It was just before the crash of '87 when Elaine Garzarelli was a W$W guest and brought to my attention her "Magic Number" of 20 as the long average value of P/E + ST Interest Rates. I tested it and then added it to my weekly data collection for market risk. I still call it "Relative Valuation" and here's what it looks like currently:
With its color coordinated border, it's not hard to see that Elaine is probably a bit worried at this time. However, please note that my Relative Valuation Index is slightly different from Elaine's. She used just the 13 Week Treasury in her assessment. Starting early in the New Millennium and the FED's crazy easy money policies I added an "either/or" statement to my spreadsheet. It was to compensate for the FED insanity. I put in "the larger of either Interest Rates or CPI Inflation" as the adder to Price / Earnings instead of just ST interest rates. Historically ST rates have almost always been above CPI Inflation. So, when the FED pushed ST rates below inflation it felt 'unholy' to me. So, the histogram shown above is using the larger of the two, CPI Inflation, for this period since it was a higher value than ST rates.
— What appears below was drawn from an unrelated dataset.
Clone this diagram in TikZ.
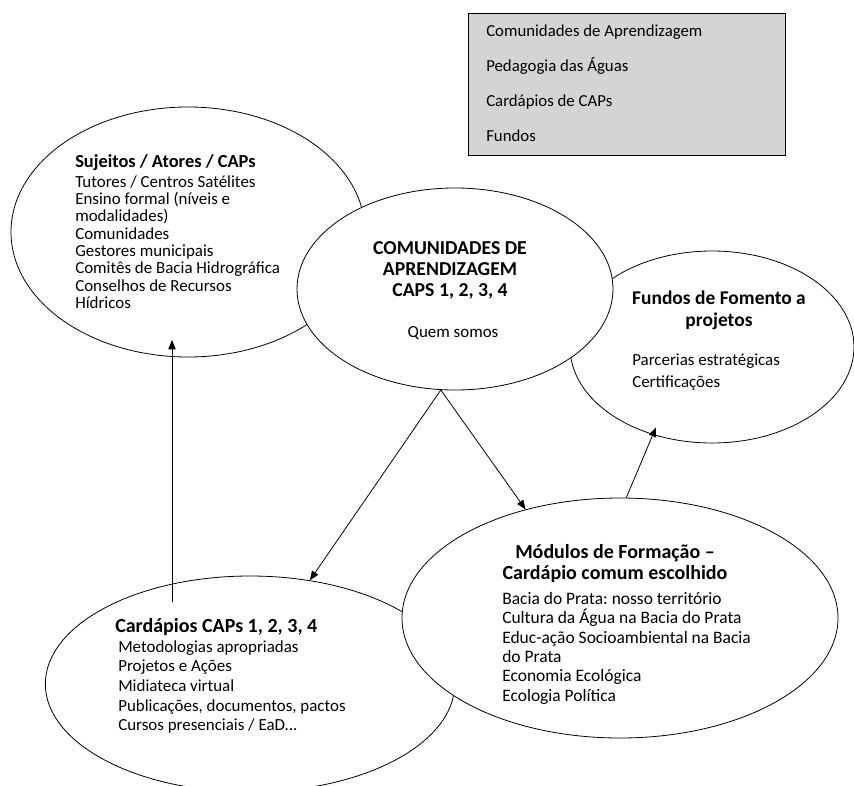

21.75 is the "Caution" level for my Rel Val index. The current value is 23.77 with my modification. 20 is still the median and below 18 is the classic "Proactive" value. We're a long way beyond that right now.
Elaine's method would put her index at 21.51 or on the high side of its neutral range. (16.7 P/E from Value Line plus 4.81%/yr for the 13 Week Treasury) Mine is higher since CPI Inflation is a greater number than current interest rates.
My modified version of Elaine's excellent work now takes into account the lack of real world thinking by the FED. If short term interest rates were still more market driven I wouldn't have to do this. I'll have to remember to post a note when interest rates return to being something above the inflation rate. It's been a very long time.